== Exercise task ==
Only one stretch of the data below should be repeated: the lines from the line containing "Emit a component" through the line containing "const chartRef = useRef<HTMLCanvasElement>(null)", inclusive, exactly as they are.

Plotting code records
==*==

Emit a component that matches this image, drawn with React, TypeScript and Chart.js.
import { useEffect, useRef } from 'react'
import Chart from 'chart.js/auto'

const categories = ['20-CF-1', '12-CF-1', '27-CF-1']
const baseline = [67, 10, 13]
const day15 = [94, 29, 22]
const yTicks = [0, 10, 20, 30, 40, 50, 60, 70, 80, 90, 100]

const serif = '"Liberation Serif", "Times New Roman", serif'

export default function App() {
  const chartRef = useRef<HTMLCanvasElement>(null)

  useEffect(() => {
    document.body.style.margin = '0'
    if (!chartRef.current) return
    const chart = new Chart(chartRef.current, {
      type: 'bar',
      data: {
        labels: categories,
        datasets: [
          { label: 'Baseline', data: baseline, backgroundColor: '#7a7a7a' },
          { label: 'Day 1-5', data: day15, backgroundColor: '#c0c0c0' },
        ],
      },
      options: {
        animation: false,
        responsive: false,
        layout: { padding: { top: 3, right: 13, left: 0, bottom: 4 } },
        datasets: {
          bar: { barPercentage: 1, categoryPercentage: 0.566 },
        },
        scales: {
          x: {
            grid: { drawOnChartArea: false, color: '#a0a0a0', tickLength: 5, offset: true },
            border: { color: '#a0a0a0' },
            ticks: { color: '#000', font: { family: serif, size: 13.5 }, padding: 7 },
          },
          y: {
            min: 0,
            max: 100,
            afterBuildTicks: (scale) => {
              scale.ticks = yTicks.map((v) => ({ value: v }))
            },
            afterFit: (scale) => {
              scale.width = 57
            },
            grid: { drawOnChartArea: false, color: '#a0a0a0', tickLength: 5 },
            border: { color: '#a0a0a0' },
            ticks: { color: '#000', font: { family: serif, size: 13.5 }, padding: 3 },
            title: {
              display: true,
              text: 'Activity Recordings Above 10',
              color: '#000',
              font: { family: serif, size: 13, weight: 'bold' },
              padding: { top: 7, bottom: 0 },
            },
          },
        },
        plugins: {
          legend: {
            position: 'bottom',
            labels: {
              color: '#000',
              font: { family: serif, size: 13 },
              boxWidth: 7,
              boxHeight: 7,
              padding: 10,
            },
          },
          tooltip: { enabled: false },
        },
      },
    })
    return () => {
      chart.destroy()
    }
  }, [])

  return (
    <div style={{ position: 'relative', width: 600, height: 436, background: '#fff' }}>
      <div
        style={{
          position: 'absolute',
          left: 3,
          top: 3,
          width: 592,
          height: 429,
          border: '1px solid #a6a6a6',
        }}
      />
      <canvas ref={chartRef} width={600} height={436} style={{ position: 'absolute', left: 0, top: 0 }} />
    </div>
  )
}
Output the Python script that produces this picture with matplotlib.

==*==

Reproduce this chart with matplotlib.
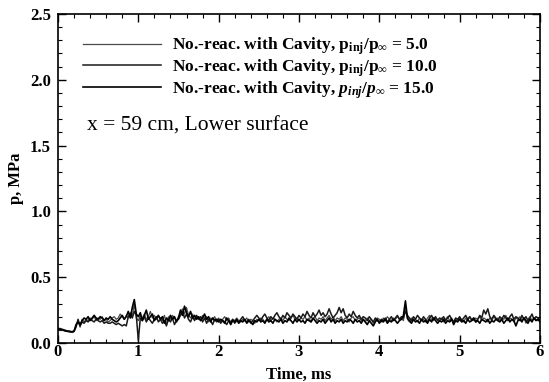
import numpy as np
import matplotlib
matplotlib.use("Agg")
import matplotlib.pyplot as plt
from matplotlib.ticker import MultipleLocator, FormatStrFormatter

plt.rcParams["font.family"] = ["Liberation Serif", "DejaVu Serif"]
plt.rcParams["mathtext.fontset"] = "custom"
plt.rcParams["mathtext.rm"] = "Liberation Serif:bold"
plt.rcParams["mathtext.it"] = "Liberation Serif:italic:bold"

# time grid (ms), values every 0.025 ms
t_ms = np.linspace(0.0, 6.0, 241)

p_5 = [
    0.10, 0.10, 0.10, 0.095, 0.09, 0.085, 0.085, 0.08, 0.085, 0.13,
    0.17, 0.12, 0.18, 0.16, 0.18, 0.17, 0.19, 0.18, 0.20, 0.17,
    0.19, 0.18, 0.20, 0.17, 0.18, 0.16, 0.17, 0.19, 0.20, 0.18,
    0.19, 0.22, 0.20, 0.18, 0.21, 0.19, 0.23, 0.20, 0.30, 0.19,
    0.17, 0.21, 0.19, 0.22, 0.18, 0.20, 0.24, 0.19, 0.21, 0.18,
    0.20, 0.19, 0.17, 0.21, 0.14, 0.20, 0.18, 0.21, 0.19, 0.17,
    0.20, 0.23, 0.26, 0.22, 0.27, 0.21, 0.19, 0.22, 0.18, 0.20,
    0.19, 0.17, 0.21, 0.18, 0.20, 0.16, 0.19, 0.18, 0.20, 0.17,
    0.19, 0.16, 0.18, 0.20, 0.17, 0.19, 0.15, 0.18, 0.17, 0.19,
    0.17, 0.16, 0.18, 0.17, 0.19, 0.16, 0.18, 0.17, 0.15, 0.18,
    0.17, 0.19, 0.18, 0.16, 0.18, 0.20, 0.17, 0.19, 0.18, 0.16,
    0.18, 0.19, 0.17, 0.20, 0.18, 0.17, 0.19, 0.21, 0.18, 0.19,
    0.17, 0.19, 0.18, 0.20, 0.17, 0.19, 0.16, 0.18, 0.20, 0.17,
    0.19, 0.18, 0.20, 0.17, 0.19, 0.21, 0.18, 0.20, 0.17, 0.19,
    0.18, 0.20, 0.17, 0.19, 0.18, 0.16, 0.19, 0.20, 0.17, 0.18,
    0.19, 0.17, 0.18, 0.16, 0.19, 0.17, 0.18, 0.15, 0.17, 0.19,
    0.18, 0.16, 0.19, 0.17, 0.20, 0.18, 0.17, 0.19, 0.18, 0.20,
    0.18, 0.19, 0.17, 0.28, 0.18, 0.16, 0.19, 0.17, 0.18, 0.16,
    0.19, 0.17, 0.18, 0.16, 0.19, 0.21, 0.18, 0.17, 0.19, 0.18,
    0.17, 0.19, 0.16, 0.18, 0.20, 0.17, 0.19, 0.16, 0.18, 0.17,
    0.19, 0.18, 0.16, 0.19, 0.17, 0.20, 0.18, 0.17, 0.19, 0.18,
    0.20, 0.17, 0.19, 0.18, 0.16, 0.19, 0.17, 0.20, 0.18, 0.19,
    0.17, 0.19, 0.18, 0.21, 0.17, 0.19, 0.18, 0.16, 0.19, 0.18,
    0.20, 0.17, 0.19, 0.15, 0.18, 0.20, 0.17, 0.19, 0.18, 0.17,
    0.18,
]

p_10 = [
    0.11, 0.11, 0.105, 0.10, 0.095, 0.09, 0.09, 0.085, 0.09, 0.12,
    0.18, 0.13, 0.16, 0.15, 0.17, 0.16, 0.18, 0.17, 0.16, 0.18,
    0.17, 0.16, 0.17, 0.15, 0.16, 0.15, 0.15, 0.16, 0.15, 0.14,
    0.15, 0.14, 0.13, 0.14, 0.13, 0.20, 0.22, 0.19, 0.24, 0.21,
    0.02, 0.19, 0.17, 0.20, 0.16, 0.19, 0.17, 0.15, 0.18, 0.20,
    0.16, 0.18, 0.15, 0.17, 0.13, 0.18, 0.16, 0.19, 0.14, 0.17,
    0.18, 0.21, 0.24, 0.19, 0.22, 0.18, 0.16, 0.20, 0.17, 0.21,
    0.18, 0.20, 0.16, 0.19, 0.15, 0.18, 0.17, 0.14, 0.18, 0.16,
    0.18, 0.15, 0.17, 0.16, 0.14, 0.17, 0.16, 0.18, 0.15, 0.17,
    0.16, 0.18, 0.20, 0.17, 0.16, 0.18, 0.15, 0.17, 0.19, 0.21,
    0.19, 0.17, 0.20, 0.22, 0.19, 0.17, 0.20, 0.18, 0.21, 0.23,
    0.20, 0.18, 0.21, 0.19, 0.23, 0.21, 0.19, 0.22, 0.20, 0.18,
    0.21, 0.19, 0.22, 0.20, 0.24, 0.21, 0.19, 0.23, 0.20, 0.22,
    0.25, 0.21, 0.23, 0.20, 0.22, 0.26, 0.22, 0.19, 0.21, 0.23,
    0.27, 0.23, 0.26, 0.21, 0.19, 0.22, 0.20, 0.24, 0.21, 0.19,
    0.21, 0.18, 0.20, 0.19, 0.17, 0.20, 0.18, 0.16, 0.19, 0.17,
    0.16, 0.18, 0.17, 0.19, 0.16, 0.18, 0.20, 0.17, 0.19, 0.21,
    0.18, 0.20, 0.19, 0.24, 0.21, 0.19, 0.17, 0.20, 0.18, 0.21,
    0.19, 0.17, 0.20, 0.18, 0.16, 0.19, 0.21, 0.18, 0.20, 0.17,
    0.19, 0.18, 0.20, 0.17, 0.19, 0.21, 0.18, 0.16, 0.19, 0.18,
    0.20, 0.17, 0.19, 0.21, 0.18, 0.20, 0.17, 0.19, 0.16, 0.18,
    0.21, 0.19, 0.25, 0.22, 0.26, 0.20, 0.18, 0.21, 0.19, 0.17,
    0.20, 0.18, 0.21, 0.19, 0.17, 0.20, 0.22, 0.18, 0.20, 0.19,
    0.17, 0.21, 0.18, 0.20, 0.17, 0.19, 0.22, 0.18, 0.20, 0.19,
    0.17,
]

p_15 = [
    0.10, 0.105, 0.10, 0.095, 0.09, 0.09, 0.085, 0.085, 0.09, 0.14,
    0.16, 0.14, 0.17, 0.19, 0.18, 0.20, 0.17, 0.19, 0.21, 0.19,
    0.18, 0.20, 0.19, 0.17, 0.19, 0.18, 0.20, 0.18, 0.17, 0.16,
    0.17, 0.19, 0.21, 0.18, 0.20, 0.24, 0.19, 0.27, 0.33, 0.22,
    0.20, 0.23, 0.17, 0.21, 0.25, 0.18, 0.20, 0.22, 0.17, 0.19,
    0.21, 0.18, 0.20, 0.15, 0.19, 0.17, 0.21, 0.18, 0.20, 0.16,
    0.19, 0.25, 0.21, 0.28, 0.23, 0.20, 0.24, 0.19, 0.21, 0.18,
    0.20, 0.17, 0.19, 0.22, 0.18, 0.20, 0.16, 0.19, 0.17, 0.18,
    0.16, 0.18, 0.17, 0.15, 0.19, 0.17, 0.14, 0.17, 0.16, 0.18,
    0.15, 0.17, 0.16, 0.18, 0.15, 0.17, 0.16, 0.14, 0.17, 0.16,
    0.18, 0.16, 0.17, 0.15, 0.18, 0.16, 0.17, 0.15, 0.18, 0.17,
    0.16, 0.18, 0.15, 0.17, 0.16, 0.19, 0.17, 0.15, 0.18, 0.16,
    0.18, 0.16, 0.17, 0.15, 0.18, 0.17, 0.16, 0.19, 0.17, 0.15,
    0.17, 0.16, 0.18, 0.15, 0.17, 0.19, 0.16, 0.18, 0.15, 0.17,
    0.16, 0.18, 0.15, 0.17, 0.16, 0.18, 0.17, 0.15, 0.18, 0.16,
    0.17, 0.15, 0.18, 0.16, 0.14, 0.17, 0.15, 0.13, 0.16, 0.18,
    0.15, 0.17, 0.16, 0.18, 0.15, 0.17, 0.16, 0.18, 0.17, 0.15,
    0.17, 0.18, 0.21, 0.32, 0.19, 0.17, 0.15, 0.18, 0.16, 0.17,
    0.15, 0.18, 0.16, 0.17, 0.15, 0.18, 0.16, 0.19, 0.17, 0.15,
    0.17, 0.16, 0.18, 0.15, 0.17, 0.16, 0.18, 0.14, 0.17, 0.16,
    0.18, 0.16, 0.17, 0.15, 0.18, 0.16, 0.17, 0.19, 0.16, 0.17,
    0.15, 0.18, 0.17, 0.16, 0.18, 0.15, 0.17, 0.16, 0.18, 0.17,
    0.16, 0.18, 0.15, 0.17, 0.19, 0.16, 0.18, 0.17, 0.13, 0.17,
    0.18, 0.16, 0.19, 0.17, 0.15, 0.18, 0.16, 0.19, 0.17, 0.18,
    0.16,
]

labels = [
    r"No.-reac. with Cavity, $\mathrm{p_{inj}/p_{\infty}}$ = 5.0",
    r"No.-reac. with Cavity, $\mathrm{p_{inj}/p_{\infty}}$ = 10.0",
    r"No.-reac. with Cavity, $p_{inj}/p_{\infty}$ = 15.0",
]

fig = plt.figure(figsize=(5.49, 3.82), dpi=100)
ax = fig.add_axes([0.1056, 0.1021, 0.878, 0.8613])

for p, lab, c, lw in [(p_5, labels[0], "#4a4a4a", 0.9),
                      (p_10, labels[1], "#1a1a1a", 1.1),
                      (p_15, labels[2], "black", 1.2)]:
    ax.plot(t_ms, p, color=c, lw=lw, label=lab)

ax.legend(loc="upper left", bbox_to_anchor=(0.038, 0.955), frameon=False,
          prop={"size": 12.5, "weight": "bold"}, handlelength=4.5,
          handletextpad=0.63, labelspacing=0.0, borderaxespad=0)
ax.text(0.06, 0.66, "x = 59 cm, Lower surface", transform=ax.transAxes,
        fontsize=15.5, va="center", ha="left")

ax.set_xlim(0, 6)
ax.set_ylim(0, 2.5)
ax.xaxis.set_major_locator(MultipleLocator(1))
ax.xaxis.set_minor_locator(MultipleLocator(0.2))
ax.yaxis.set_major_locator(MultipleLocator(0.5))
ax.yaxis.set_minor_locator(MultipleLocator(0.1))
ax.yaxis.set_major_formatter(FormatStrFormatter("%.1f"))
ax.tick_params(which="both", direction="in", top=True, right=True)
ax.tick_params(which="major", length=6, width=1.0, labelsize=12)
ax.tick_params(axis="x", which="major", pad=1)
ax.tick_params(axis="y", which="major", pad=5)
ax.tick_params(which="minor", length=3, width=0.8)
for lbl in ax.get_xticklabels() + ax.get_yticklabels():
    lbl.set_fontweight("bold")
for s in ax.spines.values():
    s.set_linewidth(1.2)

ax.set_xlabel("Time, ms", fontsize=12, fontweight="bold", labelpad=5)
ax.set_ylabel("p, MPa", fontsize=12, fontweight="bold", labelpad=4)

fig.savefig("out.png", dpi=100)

==*==

== Answer for the task ==
Emit a component that matches this image, drawn with React, TypeScript and Chart.js.
import { useEffect, useRef } from 'react'
import Chart from 'chart.js/auto'

const categories = ['20-CF-1', '12-CF-1', '27-CF-1']
const baseline = [67, 10, 13]
const day15 = [94, 29, 22]
const yTicks = [0, 10, 20, 30, 40, 50, 60, 70, 80, 90, 100]

const serif = '"Liberation Serif", "Times New Roman", serif'

export default function App() {
  const chartRef = useRef<HTMLCanvasElement>(null)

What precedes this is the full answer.